| SHORT EXERCISE |
Leave out every picture, then transcribe the rest of the listing exactly.

| STORED DATA |
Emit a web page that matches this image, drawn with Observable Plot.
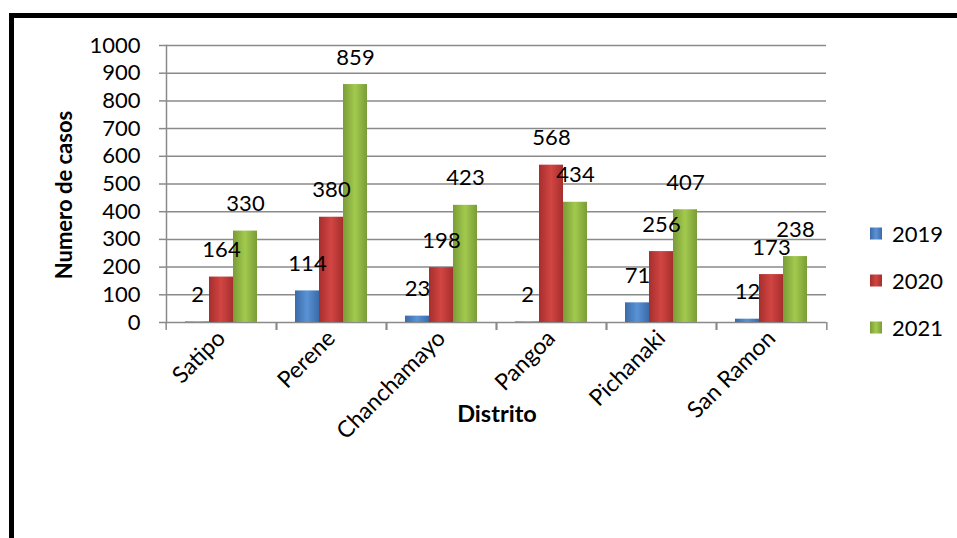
<!DOCTYPE html>
<html>
<head>
<meta charset="utf-8">
<script src="https://cdn.jsdelivr.net/npm/d3@7"></script>
<script src="https://cdn.jsdelivr.net/npm/@observablehq/plot@0.6"></script>
<style>
  html, body { margin: 0; padding: 0; background: #fff; }
  #wrap { position: relative; width: 957px; height: 538px; overflow: hidden; font-family: Lato, "Open Sans", sans-serif; }
  #chart { position: absolute; left: 0; top: 0; }
  #frame { position: absolute; left: 9px; top: 13px; width: 1000px; height: 600px; border-left: 5px solid #000; border-top: 5px solid #000; box-sizing: border-box; pointer-events: none; }
  .ytitle { position: absolute; left: 63px; top: 195px; transform: translate(-50%, -50%) rotate(-90deg); font-weight: bold; font-size: 22px; white-space: nowrap; }
  .xtitle { position: absolute; left: 497px; top: 413px; transform: translate(-50%, -50%); font-weight: bold; font-size: 23.5px; white-space: nowrap; }
  .legend { position: absolute; left: 870px; top: 0; font-size: 22px; }
  .legend .item { position: absolute; left: 0; display: flex; align-items: center; white-space: nowrap; transform: translateY(-50%); }
  .legend .sw { width: 12px; height: 12px; margin-right: 10px; }
</style>
</head>
<body>
<div id="wrap">
  <div id="chart"></div>
  <div class="ytitle">Numero de casos</div>
  <div class="xtitle">Distrito</div>
  <div class="legend" id="legend"></div>
  <div id="frame"></div>
</div>
<script>
// ---- data ----
const distritos = ["Satipo", "Perene", "Chanchamayo", "Pangoa", "Pichanaki", "San Ramon"];
const years = ["2019", "2020", "2021"];
const casos2019 = [2, 114, 23, 2, 71, 12];
const casos2020 = [164, 380, 198, 568, 256, 173];
const casos2021 = [330, 859, 423, 434, 407, 238];
const yTicks = [0, 100, 200, 300, 400, 500, 600, 700, 800, 900, 1000];
const yearColors = [
  ["#3b6aa8", "#5a93d6", "#3b6aa8"],
  ["#a52f2d", "#d24542", "#a52f2d"],
  ["#7a9c36", "#a2ca4e", "#7a9c36"]
];

const series = [casos2019, casos2020, casos2021];
const data = [];
distritos.forEach((d, i) => years.forEach((y, j) => data.push({distrito: d, year: y, value: series[j][i]})));

const W = 957, H = 538, ML = 164, MR = 129, MT = 45, MB = 216;
const step = (W - ML - MR) / distritos.length;
const barW = 25;
const gradIds = years.map(y => "grad" + y);

const plot = Plot.plot({
  width: W, height: H,
  marginLeft: ML, marginRight: MR, marginTop: MT, marginBottom: MB,
  style: {fontFamily: "Lato, 'Open Sans', sans-serif", fontSize: "22px", color: "#000", background: "transparent", overflow: "visible"},
  fx: {domain: distritos, paddingInner: 0, paddingOuter: 0, label: null},
  x: {domain: years, paddingInner: 0, paddingOuter: (step / barW - 3) / 2, axis: null},
  y: {domain: [0, 1000], label: null},
  color: {domain: years, range: gradIds.map(id => `url(#${id})`)},
  marks: [
    Plot.gridY(yTicks, {stroke: "#8a8a8a", strokeOpacity: 1, strokeWidth: 1.5}),
    Plot.axisY(yTicks, {anchor: "left", tickSize: 7, tickPadding: 19, tickFormat: d => String(d), stroke: "#8a8a8a", strokeWidth: 1.5, fill: "#000", fontSize: 22, label: null}),
    Plot.frame({anchor: "left", facet: "super", stroke: "#8a8a8a", strokeWidth: 1.5}),
    Plot.barY(data, {fx: "distrito", x: "year", y: "value", fill: "year"}),
    Plot.text(data, {fx: "distrito", x: "year", y: "value", text: d => String(d.value), dy: -27, fontSize: 22, fill: "#000"}),
    Plot.axisFx({anchor: "bottom", tickSize: 0, tickRotate: -45, tickPadding: 12, label: null, fontSize: 23}),
    Plot.axisFx({anchor: "bottom", tickSize: 8, text: null, label: null, dx: -step / 2, stroke: "#8a8a8a", strokeWidth: 1.5}),
    Plot.axisFx(distritos.slice(-1), {anchor: "bottom", tickSize: 8, text: null, label: null, dx: step / 2, stroke: "#8a8a8a", strokeWidth: 1.5})
  ]
});

// gradient definitions for the bevelled Excel-style bars
const svg = d3.select(plot);
const defs = svg.insert("defs", ":first-child");
years.forEach((y, j) => {
  const g = defs.append("linearGradient").attr("id", gradIds[j]).attr("x1", "0").attr("x2", "1").attr("y1", "0").attr("y2", "0");
  g.append("stop").attr("offset", "0%").attr("stop-color", yearColors[j][0]);
  g.append("stop").attr("offset", "50%").attr("stop-color", yearColors[j][1]);
  g.append("stop").attr("offset", "100%").attr("stop-color", yearColors[j][2]);
});
document.getElementById("chart").appendChild(plot);

// legend
const legendRows = [233, 280, 327];
const legend = document.getElementById("legend");
years.forEach((y, j) => {
  const item = document.createElement("div");
  item.className = "item";
  item.style.top = legendRows[j] + "px";
  const sw = document.createElement("div");
  sw.className = "sw";
  sw.style.background = `linear-gradient(to right, ${yearColors[j][0]}, ${yearColors[j][1]}, ${yearColors[j][2]})`;
  const t = document.createElement("span");
  t.textContent = y;
  item.appendChild(sw); item.appendChild(t);
  legend.appendChild(item);
});
</script>
</body>
</html>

| OUTPUT FOR THIS TASK |
Emit a web page that matches this image, drawn with Observable Plot.
<!DOCTYPE html>
<html>
<head>
<meta charset="utf-8">
<script src="https://cdn.jsdelivr.net/npm/d3@7"></script>
<script src="https://cdn.jsdelivr.net/npm/@observablehq/plot@0.6"></script>
<style>
  html, body { margin: 0; padding: 0; background: #fff; }
  #wrap { position: relative; width: 957px; height: 538px; overflow: hidden; font-family: Lato, "Open Sans", sans-serif; }
  #chart { position: absolute; left: 0; top: 0; }
  #frame { position: absolute; left: 9px; top: 13px; width: 1000px; height: 600px; border-left: 5px solid #000; border-top: 5px solid #000; box-sizing: border-box; pointer-events: none; }
  .ytitle { position: absolute; left: 63px; top: 195px; transform: translate(-50%, -50%) rotate(-90deg); font-weight: bold; font-size: 22px; white-space: nowrap; }
  .xtitle { position: absolute; left: 497px; top: 413px; transform: translate(-50%, -50%); font-weight: bold; font-size: 23.5px; white-space: nowrap; }
  .legend { position: absolute; left: 870px; top: 0; font-size: 22px; }
  .legend .item { position: absolute; left: 0; display: flex; align-items: center; white-space: nowrap; transform: translateY(-50%); }
  .legend .sw { width: 12px; height: 12px; margin-right: 10px; }
</style>
</head>
<body>
<div id="wrap">
  <div id="chart"></div>
  <div class="ytitle">Numero de casos</div>
  <div class="xtitle">Distrito</div>
  <div class="legend" id="legend"></div>
  <div id="frame"></div>
</div>
<script>
// ---- data ----
const distritos = ["Satipo", "Perene", "Chanchamayo", "Pangoa", "Pichanaki", "San Ramon"];
const years = ["2019", "2020", "2021"];
const casos2019 = [2, 114, 23, 2, 71, 12];
const casos2020 = [164, 380, 198, 568, 256, 173];
const casos2021 = [330, 859, 423, 434, 407, 238];
const yTicks = [0, 100, 200, 300, 400, 500, 600, 700, 800, 900, 1000];
const yearColors = [
  ["#3b6aa8", "#5a93d6", "#3b6aa8"],
  ["#a52f2d", "#d24542", "#a52f2d"],
  ["#7a9c36", "#a2ca4e", "#7a9c36"]
];

const series = [casos2019, casos2020, casos2021];
const data = [];
distritos.forEach((d, i) => years.forEach((y, j) => data.push({distrito: d, year: y, value: series[j][i]})));

const W = 957, H = 538, ML = 164, MR = 129, MT = 45, MB = 216;
const step = (W - ML - MR) / distritos.length;
const barW = 25;
const gradIds = years.map(y => "grad" + y);

const plot = Plot.plot({
  width: W, height: H,
  marginLeft: ML, marginRight: MR, marginTop: MT, marginBottom: MB,
  style: {fontFamily: "Lato, 'Open Sans', sans-serif", fontSize: "22px", color: "#000", background: "transparent", overflow: "visible"},
  fx: {domain: distritos, paddingInner: 0, paddingOuter: 0, label: null},
  x: {domain: years, paddingInner: 0, paddingOuter: (step / barW - 3) / 2, axis: null},
  y: {domain: [0, 1000], label: null},
  color: {domain: years, range: gradIds.map(id => `url(#${id})`)},
  marks: [
    Plot.gridY(yTicks, {stroke: "#8a8a8a", strokeOpacity: 1, strokeWidth: 1.5}),
    Plot.axisY(yTicks, {anchor: "left", tickSize: 7, tickPadding: 19, tickFormat: d => String(d), stroke: "#8a8a8a", strokeWidth: 1.5, fill: "#000", fontSize: 22, label: null}),
    Plot.frame({anchor: "left", facet: "super", stroke: "#8a8a8a", strokeWidth: 1.5}),
    Plot.barY(data, {fx: "distrito", x: "year", y: "value", fill: "year"}),
    Plot.text(data, {fx: "distrito", x: "year", y: "value", text: d => String(d.value), dy: -27, fontSize: 22, fill: "#000"}),
    Plot.axisFx({anchor: "bottom", tickSize: 0, tickRotate: -45, tickPadding: 12, label: null, fontSize: 23}),
    Plot.axisFx({anchor: "bottom", tickSize: 8, text: null, label: null, dx: -step / 2, stroke: "#8a8a8a", strokeWidth: 1.5}),
    Plot.axisFx(distritos.slice(-1), {anchor: "bottom", tickSize: 8, text: null, label: null, dx: step / 2, stroke: "#8a8a8a", strokeWidth: 1.5})
  ]
});

// gradient definitions for the bevelled Excel-style bars
const svg = d3.select(plot);
const defs = svg.insert("defs", ":first-child");
years.forEach((y, j) => {
  const g = defs.append("linearGradient").attr("id", gradIds[j]).attr("x1", "0").attr("x2", "1").attr("y1", "0").attr("y2", "0");
  g.append("stop").attr("offset", "0%").attr("stop-color", yearColors[j][0]);
  g.append("stop").attr("offset", "50%").attr("stop-color", yearColors[j][1]);
  g.append("stop").attr("offset", "100%").attr("stop-color", yearColors[j][2]);
});
document.getElementById("chart").appendChild(plot);

// legend
const legendRows = [233, 280, 327];
const legend = document.getElementById("legend");
years.forEach((y, j) => {
  const item = document.createElement("div");
  item.className = "item";
  item.style.top = legendRows[j] + "px";
  const sw = document.createElement("div");
  sw.className = "sw";
  sw.style.background = `linear-gradient(to right, ${yearColors[j][0]}, ${yearColors[j][1]}, ${yearColors[j][2]})`;
  const t = document.createElement("span");
  t.textContent = y;
  item.appendChild(sw); item.appendChild(t);
  legend.appendChild(item);
});
</script>
</body>
</html>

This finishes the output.